While nothing is certain where Microsoft’s concerned, the company does tend to stick with a practice that’s proved out. If something, like the concept of Extended Security Updates (ESUs), has generated revenue and squelched commercial customer complaints, that’s a twofer Microsoft will take every time.
The latest clue that ESUs are here to stay came last month, when Microsoft announced that it will offer three years of additional, paid support for Windows Server 2012, Windows Server 2012 R2 and SQL Server 2012.
“Customers that cannot meet the end of support deadline and have Software Assurance or subscription licenses under an enterprise agreement enrollment will have the option to buy Extended Security Updates to get three more years of security updates,” Debbi Lyons, Director, product marketing, Azure SQL and Database Migration, and Vijay Kumar, director of product marketing, Windows Server and Azure Arc, wrote in a July 14 post to a company blog.
Windows Server 2012 and 2012 R2 are due to exit support Oct. 12, 2023; SQL Server 2012 exhausts its support July 12, 2022. ESUs will be sold for all these products in one-year increments for a maximum of three years past the original end-of-support.

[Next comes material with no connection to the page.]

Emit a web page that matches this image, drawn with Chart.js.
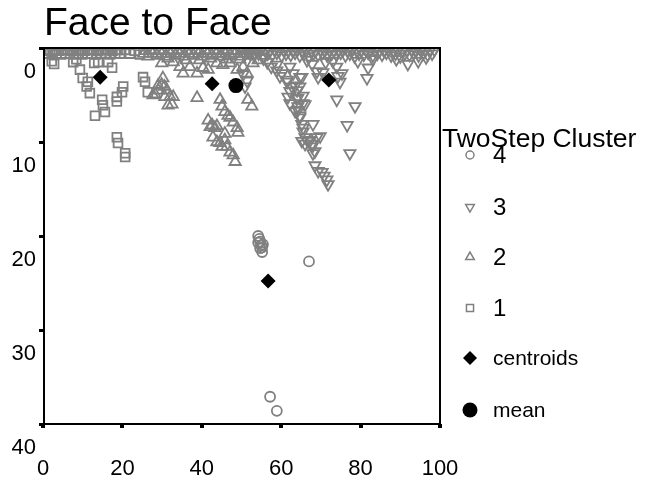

Thus, ESU licenses for Windows Server 2012 R2 would run to Oct. 12, 2024, Oct. 12, 2025, and Oct. 12, 2026.
Windows Server 2012 and 2012 R2, and SQL Server 2012, join other venerable operating systems and products that have been offered ESU coverage by Microsoft, including Windows Server 2008, Windows 7 and Dynamics AX 2009.
With precedents like these — the last two Windows Server editions, the last two SQL Server editions, and the last Windows client — it’s an easy bet that Microsoft will continue to crank out ESUs for software that reaches its sell-by date. In chronological order for Windows, those dates are:
Because Microsoft has standardized on three years’ worth of ESUs, paid one year at a time, priced lowest the first year, then higher each following year — to encourage customers to upgrade to a still-supported edition — those practices will be continued for Windows Server. (The first year for Windows Server 2012 and 2012 R2 ESU, for instance, will cost 75% of the license cost, with the next two years running 100% and 125%, respectively.) Windows 10 will almost certainly keep to those parameters; the first ESU will extend support to Oct. 14, 2026, with the second and third years pushing out support to October 2027 and October 2028.
Although it may be easy for some to dismiss the idea of ESUs for Windows 10 simply because the successor Windows 11 is, at least initially, largely a UI and UX remodel, that would be to underestimate the impact of the latter’s change to hardware requirements.
Because Microsoft will demand that Windows 11-eligible devices sport 8th-generation or later Intel processors, some in-place PCs will be unable to run the OS. (The percentage in an organization largely depends on the org’s replacement cycle tempo.) The number of affected systems will be significantly smaller by Windows 10’s retirement in four years, but few things raise customer hackles more than Microsoft making them spend hardware budgets simply to run the next iteration of some software.
Computerworld‘s forecast: Microsoft will offer ESUs for no other reason than to soothe such customers, no matter the number of unable-to-run-11 machines.